**What to work on:** Gather each line in the entries that includes the string "this".

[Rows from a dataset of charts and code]
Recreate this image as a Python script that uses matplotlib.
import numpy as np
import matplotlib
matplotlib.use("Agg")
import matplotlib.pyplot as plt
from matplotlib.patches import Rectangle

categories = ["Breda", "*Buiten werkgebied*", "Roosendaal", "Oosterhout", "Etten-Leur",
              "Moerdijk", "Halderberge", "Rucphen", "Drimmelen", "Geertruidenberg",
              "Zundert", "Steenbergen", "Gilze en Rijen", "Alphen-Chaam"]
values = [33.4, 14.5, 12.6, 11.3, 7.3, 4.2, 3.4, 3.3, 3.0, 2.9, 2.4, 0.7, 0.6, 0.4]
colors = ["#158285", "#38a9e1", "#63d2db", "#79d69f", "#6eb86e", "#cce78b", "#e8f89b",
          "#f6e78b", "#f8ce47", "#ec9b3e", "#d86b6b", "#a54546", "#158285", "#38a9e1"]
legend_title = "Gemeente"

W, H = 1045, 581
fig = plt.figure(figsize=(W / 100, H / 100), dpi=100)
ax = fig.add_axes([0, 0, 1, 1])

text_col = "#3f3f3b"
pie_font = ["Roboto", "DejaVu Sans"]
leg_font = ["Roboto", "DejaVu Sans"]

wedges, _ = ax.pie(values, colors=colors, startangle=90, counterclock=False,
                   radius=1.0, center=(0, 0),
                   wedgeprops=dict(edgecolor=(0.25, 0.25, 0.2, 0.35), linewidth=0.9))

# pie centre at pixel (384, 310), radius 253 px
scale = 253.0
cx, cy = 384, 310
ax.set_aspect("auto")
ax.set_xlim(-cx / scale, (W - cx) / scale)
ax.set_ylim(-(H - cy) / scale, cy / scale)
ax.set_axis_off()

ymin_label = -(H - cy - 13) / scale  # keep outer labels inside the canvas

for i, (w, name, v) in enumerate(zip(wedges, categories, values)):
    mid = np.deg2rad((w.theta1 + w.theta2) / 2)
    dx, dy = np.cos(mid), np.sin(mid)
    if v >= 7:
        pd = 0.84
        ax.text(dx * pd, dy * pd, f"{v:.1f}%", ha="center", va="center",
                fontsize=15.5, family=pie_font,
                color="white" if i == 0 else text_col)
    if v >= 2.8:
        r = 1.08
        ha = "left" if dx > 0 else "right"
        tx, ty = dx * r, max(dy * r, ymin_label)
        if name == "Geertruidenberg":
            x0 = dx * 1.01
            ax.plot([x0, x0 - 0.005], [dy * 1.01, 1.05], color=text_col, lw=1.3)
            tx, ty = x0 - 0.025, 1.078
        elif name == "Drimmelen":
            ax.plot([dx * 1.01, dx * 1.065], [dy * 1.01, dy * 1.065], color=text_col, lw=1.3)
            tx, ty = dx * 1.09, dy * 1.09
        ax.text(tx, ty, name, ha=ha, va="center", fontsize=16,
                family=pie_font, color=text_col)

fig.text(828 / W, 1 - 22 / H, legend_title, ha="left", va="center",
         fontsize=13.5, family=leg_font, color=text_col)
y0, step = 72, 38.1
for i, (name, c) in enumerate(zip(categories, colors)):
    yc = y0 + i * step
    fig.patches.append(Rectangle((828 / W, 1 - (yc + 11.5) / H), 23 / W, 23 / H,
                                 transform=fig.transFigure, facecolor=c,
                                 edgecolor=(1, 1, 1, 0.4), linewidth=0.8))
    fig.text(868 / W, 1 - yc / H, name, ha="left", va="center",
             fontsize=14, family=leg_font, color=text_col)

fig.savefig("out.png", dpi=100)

---

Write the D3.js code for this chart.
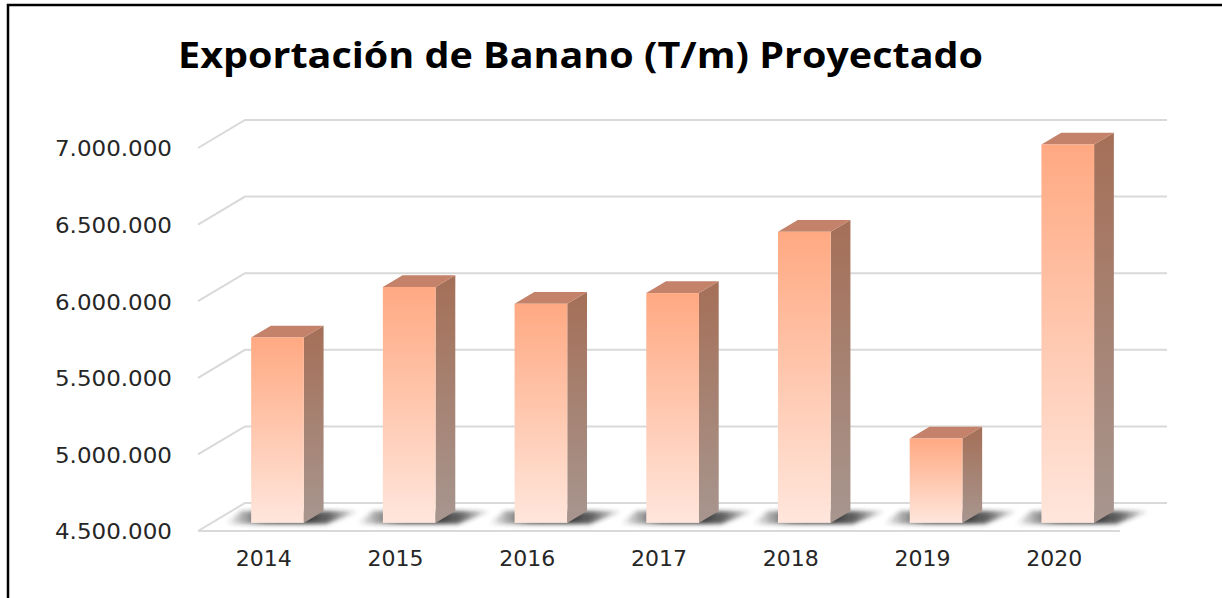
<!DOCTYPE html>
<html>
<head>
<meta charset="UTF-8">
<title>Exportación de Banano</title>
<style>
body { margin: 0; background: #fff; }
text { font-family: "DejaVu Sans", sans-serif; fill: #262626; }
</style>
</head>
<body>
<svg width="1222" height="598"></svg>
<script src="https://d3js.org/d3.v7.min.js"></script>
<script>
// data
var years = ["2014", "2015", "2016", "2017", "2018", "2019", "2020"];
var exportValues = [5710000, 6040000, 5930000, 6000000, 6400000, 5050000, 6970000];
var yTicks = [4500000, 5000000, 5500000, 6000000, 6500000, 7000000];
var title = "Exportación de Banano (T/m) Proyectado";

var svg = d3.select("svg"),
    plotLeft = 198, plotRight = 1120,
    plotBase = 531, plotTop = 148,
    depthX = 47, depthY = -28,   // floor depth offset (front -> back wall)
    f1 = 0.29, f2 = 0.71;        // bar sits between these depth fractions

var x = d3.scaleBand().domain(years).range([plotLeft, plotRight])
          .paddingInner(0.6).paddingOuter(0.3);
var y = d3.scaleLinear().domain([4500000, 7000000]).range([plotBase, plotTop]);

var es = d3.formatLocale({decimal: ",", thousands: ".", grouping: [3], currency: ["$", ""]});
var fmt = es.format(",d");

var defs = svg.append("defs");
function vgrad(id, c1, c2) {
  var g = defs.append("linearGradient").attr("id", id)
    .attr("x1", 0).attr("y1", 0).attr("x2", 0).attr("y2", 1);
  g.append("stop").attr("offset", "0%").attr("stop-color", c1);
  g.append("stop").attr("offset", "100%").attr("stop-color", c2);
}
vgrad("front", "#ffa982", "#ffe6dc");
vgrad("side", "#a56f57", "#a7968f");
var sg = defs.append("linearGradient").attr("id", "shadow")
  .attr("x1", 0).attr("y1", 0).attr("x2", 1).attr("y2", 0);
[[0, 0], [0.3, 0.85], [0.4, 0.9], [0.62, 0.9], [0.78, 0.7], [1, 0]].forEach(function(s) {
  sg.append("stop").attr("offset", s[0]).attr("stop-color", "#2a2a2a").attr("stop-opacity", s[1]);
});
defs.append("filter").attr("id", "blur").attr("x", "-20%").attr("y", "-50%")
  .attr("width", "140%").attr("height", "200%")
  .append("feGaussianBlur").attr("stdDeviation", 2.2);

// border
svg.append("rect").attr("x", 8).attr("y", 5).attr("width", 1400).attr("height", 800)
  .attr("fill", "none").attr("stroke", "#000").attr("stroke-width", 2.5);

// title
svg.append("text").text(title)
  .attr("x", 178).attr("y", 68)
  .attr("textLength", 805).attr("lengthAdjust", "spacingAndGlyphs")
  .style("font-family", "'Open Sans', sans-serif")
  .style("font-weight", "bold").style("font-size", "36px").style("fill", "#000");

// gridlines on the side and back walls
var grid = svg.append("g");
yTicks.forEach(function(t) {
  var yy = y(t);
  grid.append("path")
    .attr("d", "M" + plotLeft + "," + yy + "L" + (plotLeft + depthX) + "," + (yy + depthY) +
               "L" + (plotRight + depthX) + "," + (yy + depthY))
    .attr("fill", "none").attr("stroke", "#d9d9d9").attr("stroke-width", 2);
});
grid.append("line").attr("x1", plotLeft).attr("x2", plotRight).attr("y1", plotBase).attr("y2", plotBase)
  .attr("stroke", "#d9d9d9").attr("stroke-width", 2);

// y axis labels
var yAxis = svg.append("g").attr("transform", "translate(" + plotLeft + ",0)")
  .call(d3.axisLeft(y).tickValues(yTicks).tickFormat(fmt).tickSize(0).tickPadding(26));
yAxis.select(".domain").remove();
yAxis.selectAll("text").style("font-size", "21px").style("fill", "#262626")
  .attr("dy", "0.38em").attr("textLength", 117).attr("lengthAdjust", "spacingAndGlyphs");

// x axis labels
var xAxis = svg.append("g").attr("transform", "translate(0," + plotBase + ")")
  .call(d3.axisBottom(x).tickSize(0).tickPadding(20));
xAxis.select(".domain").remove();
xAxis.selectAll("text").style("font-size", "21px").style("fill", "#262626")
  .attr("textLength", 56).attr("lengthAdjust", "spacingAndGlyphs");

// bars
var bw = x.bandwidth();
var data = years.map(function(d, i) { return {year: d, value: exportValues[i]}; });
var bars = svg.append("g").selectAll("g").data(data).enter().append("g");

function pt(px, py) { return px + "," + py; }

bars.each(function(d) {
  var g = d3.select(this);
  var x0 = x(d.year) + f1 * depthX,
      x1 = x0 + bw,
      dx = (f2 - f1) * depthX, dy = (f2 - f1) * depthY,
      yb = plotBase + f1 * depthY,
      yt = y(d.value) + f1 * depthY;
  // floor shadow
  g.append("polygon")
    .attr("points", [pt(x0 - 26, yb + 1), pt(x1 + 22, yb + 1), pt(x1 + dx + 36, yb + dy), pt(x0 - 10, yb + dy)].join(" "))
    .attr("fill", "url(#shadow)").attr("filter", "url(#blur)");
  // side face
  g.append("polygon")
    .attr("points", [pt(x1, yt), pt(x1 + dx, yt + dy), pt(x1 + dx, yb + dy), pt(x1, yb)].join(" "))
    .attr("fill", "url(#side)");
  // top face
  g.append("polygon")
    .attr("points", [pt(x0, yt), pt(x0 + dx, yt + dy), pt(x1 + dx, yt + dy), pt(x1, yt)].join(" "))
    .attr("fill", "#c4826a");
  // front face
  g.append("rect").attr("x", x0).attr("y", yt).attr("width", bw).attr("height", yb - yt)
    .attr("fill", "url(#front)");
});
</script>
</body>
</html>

--

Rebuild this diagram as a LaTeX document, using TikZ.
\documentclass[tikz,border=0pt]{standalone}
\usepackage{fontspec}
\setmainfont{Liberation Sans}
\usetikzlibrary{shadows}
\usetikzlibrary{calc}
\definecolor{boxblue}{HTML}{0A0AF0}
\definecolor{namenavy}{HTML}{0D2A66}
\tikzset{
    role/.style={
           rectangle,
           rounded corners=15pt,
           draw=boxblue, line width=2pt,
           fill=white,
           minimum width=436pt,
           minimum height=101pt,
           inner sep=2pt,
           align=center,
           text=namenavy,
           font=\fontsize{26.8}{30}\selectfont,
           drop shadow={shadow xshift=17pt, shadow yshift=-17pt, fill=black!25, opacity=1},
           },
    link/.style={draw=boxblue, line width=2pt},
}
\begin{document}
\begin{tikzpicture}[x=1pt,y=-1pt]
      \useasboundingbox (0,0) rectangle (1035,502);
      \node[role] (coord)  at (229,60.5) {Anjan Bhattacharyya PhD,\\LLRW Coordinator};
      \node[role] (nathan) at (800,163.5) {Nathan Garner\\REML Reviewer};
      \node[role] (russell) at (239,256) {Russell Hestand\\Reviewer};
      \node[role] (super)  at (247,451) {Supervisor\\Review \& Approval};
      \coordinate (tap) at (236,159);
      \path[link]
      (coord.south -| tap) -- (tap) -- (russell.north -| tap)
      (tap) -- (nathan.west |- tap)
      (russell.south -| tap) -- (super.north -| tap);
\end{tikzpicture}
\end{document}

**Output:**
Recreate this image as a Python script that uses matplotlib.
Write the D3.js code for this chart.
  var g = d3.select(this);
Rebuild this diagram as a LaTeX document, using TikZ.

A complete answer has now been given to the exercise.